En los últimos años hemos visto cómo el fortalecimiento de las fronteras se utiliza como una herramienta política popular en todo el mundo, tanto en el discurso como en la práctica. En el marco de este discurso, la migración se construye como un problema que hay que resolver, una cuestión que hay que abordar urgentemente para proteger a los que son ciudadanos, a los “que pertenecen”. Los políticos de todo el mundo han justificado el ataque a los derechos de las personas migrantes con discursos como “la crisis de migración” o “migrantes que explotan el sistema de bienestar”.
Esto se ha hecho incluso a expensas de las obligaciones internacionales en el caso de las personas que solicitan asilo o que tienen derecho a recibir ayuda como víctimas de la trata y la explotación, y los países han ideado políticas absurdas e inhumanas para limitar el acceso a estos derechos, creando una falsa dicotomía entre el migrante que merece apoyo y aquel que no.
En el Reino Unido la situación no es diferente pero, hasta cierto punto, es más explícita. En 2012 -hace exactamente diez años-, Theresa May, siendo Secretaria del Ministerio del Interior, declaró la intención de crear un “entorno realmente hostil” para quienes son migrantes sin estatus. Desde entonces, un conjunto de políticas y leyes han consagrado restricciones para acceder a servicios públicos básicos, como la salud y la asistencia social; así como a necesidades cotidianas como trabajar, abrir una cuenta bancaria o alquilar una vivienda adecuada. También ha significado que muchos no han podido denunciar un delito a la policía de forma segura, o acceder a servicios en momentos de crisis, como alojamiento en refugios para víctimas/sobrevivientes de violencia de género, o acceder a la justicia. Estas políticas han afectado no sólo a migrantes, sino también a las personas de comunidades marginadas expuestas a desigualdades estructurales.

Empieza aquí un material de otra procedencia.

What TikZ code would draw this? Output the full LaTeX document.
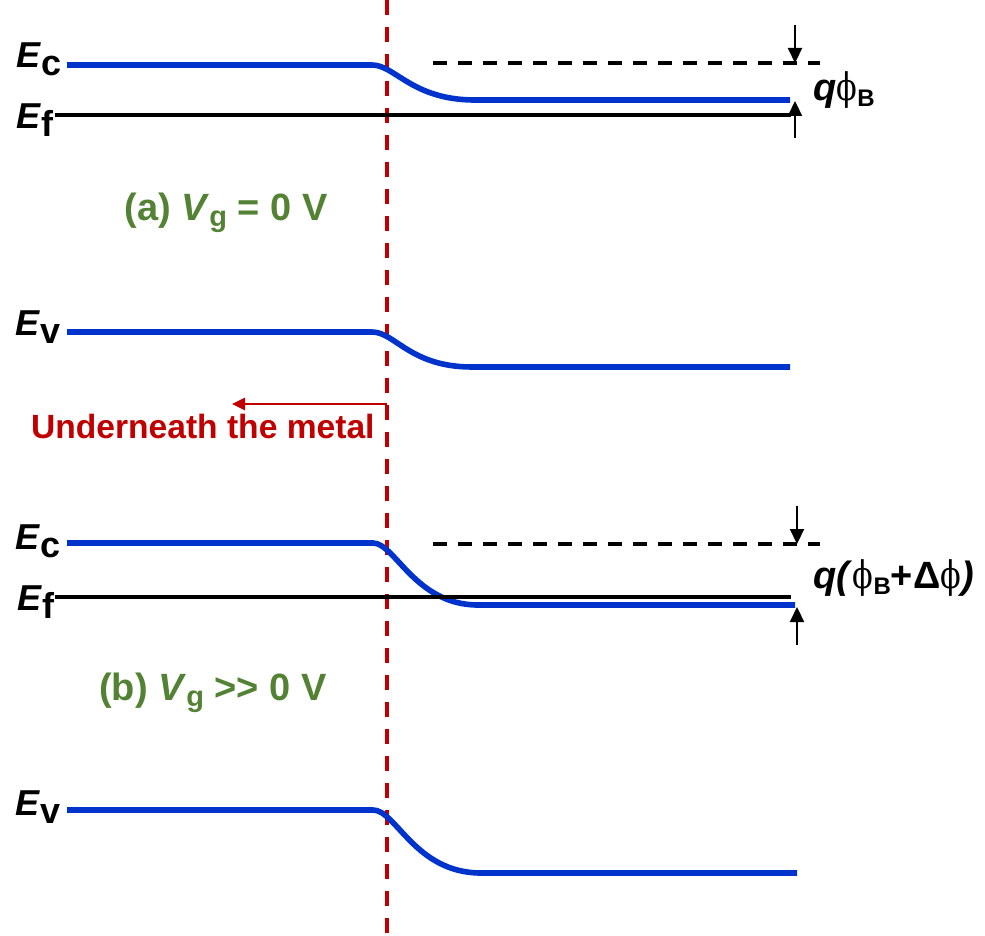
\documentclass[tikz,border=0pt]{standalone}
\usepackage{fontspec}
\usepackage{graphicx}
\setmainfont{Liberation Sans}
\newfontfamily\phifont{DejaVu Serif}
\usetikzlibrary{arrows.meta}
\definecolor{bandblue}{RGB}{0,51,204}
\definecolor{metalred}{RGB}{192,0,0}
\definecolor{vgreen}{RGB}{84,130,53}
\newcommand{\lvl}[2]{\textbf{\textit{#1}}\raisebox{-4pt}{\textbf{#2}}}
\newcommand{\phisym}{\scalebox{0.8}[1]{\phifont ϕ}}
\newcommand{\phiB}{\phisym\raisebox{-3pt}{\fontsize{12}{12}\selectfont\bfseries B}}
\newcommand{\Vg}{\textit{V}\raisebox{-3pt}{\fontsize{14.5}{14.5}\selectfont g}}

\begin{document}
\begin{tikzpicture}[x=0.5pt, y=-0.5pt, every node/.style={inner sep=0pt},
  band/.style={bandblue, line width=2.8pt},
  fermi/.style={black, line width=2.2pt},
  edge/.style={black, line width=1.8pt, dash pattern=on 7pt off 5.5pt},
  lvllbl/.style={anchor=east, font=\fontsize{18}{21}\selectfont},
  gaplbl/.style={anchor=west, font=\fontsize{19}{23}\selectfont},
  gaparrow/.style={-{Triangle[width=7pt,length=7.5pt]}, line width=1.1pt},
  caselbl/.style={text=vgreen, font=\fontsize{19}{22}\selectfont\bfseries}]
\useasboundingbox (0,0) rectangle (985,936);

% metal / semiconductor boundary
\coordinate (mtop) at (387,0);
\coordinate (mbot) at (387,936);
\draw[metalred, line width=1.7pt, dash pattern=on 7.5pt off 6pt] (mtop) -- (mbot);

% (a) Vg = 0 V
\node[lvllbl] (eca) at (62,59) {\lvl{E}{c}};
\node[lvllbl] (efa) at (54,120) {\lvl{E}{f}};
\node[lvllbl] (eva) at (61,327) {\lvl{E}{v}};
\draw[band] (67,65) -- (372,65) .. controls (395,65) and (412,100) .. (475,100) -- (790,100);
\draw[fermi] (55,115) -- (791,115);
\draw[band] (67,332) -- (372,332) .. controls (395,332) and (410,367) .. (472,367) -- (790,367);
\draw[edge] (433,63) -- (820,63);
\coordinate (ta1) at (795,25);
\coordinate (ta2) at (795,63);
\coordinate (ba1) at (795,138);
\coordinate (ba2) at (795,101);
\draw[gaparrow] (ta1) -- (ta2);
\draw[gaparrow] (ba1) -- (ba2);
\node[gaplbl] (qa) at (813,90) {\textbf{\textit{q}}\phiB};
\node[caselbl] (casea) at (226,213) {(a) \Vg{} = 0 V};

% underneath the metal
\coordinate (ua) at (387,404);
\coordinate (ub) at (232,404);
\draw[metalred, line width=1.3pt, -{Triangle[width=6pt,length=6.5pt]}] (ua) -- (ub);
\node[anchor=base east, text=metalred, font=\fontsize{16.8}{20}\selectfont\bfseries] (under) at (375,438) {Underneath the metal};

% (b) Vg >> 0 V
\node[lvllbl] (ecb) at (61,541) {\lvl{E}{c}};
\node[lvllbl] (efb) at (55,602) {\lvl{E}{f}};
\node[lvllbl] (evb) at (61,807) {\lvl{E}{v}};
\draw[band] (67,543) -- (373,543) .. controls (395,543) and (415,605) .. (478,605) -- (795,605);
\draw[fermi] (55,597) -- (791,597);
\draw[band] (67,810) -- (373,810) .. controls (396,810) and (415,873) .. (481,873) -- (797,873);
\draw[edge] (433,544) -- (820,544);
\coordinate (tb1) at (797,506);
\coordinate (tb2) at (797,544);
\coordinate (bb1) at (797,645);
\coordinate (bb2) at (797,607);
\draw[gaparrow] (tb1) -- (tb2);
\draw[gaparrow] (bb1) -- (bb2);
\node[gaplbl] (qb) at (813,578) {\textbf{\textit{q(}}\phiB\textbf{+Δ}\phisym\textbf{\textit{)}}};
\node[caselbl] (caseb) at (213,693) {(b) \Vg{} >{}> 0 V};
\end{tikzpicture}
\end{document}
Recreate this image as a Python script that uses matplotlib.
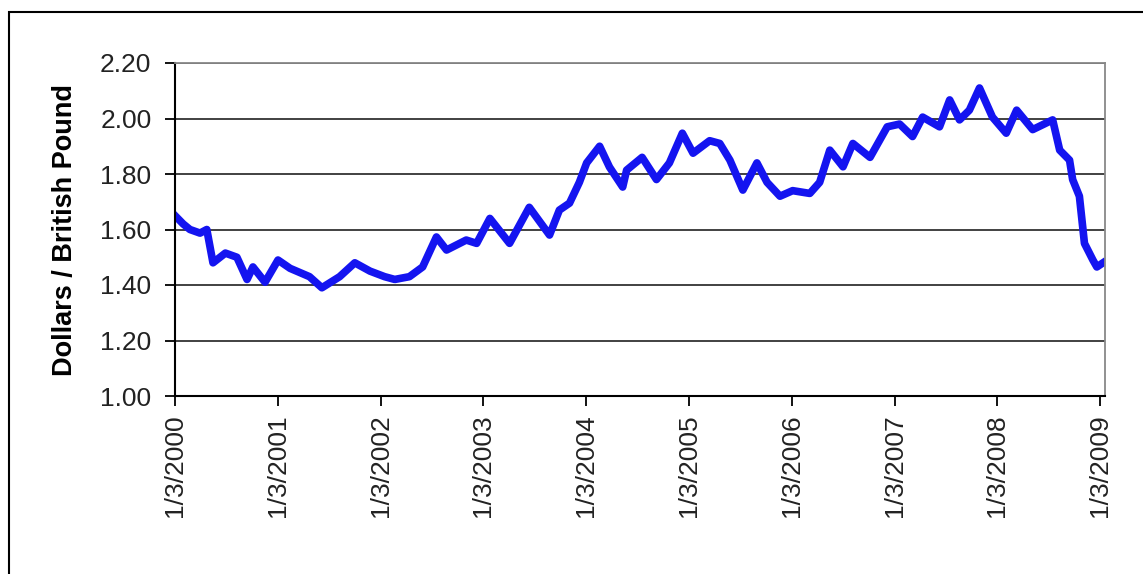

Para las mujeres migrantes, la incorporación de los controles de migración en el centro de su vida cotidiana ha supuesto un mayor riesgo de indigencia, abuso y explotación, con un impacto significativo en su salud mental y física. A lo largo de estos diez años, hemos visto cómo el hostile environment ha hecho que las personas migrantes, especialmente aquellas de color y con un estatus migratorio inseguro, sean más vulnerables de convertirse en víctimas de crimen, susceptibles a explotación laboral, a ser víctimas de ataques racistas y a enfrentar discrimnación cuando necesitan ayuda urgente. A menudo vemos cómo la violencia del Estado en forma de controles de inmigración excesivos les obliga a situarse en los márgenes, sin opciones ni alternativas para estar a salvo.
Existen numerosas evidencias que demuestran que estas políticas restrictivas no sólo han infringido la legislación en materia de igualdad y han incumplido los deberes legales del Reino Unido de salvaguardar a la niñez, sino que ni siquiera han cumplido su objetivo de reducir la migración irregular. En cambio, durante estos años, LAWRS ha sido testigo del devastador costo humano de estas políticas y de sus efectos deshumanizadores sobre las mujeres, a las que se considera indignas de derechos por su condición de migrantes.
Diez años después, en organizaciones como LAWRS seguimos resistiendo y luchando contra la discriminación de personas migrantes, imaginando un futuro en el que la migración y las comunidades marginadas ya no sean objeto de ataques y exclusión, sino que todas las personas, independientemente de su estatus migratorio, puedan ver cumplidos sus derechos humanos.